Fue una magnífica lección, bien estructurada, en la que pensamiento, citas literarias e históricas y experiencia vividas se equilibraron en una reflexión en voz alta sobre la tolerancia, un valor esencial en la democracia, en su consolidación y en su profundización, que sigue siendo de actualidad. Una democracia formal en la que los votos sirvan para aplastar a las minorías y establecer el despotismo de una mayoría, no merece el nombre de democracia. La dicotomía tolerancia-intolerancia resume el «enigma histórico» que según Sánchez-Albornoz -con tumbas hoy vecinas- sintetiza la historia de España, que en la transición acordamos asumir globalmente, con sus aciertos y errores. Tolerancia que no es consecuencia del escepticismo o de la indiferencia, una concesión al mal menor, sino un modo de convivencia que asume como valores superiores el pluralismo y la competitividad de ideas, culturas, creencias e intereses.
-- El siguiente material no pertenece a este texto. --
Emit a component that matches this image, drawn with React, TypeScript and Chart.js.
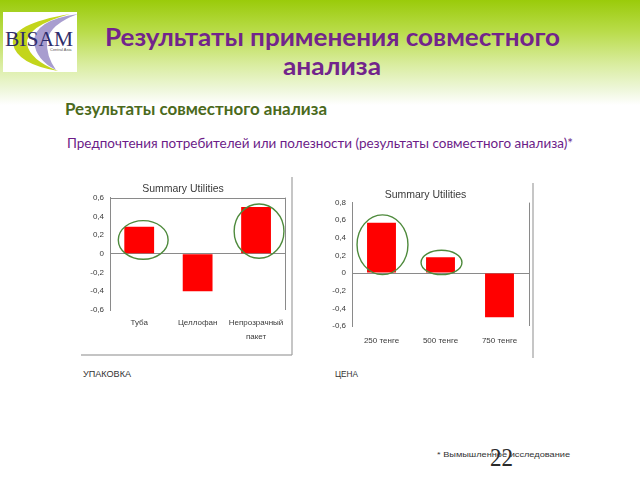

La tolerancia no está reñida ni con la verdad, ni con la firmeza de las convicciones. Lo que ocurre es que una y otras renuncian a la imposición y no admiten otro camino para triunfar que el convencimiento racional. La verdad puede convencer, no vencer. La tolerancia se basa en el descubrimiento del «otro», se articula en el ejercicio de los derechos humanos. Lo más importante que ocurrió en la transición fue precisamente el reconocimiento y la comprensión del «diferente», del que no pensaba igual. El «otro» era la persona con la que, ante todo, teníamos que convivir, porque con él teníamos que hacer la obra común que se llama España. Solo desde la tolerancia y el acuerdo ha sido posible la Constitución. La tolerancia es el césped de nuestra democracia que, como el elogiado del campus de la Universidad de Oxford, ha de cuidarse con esmero todos los días.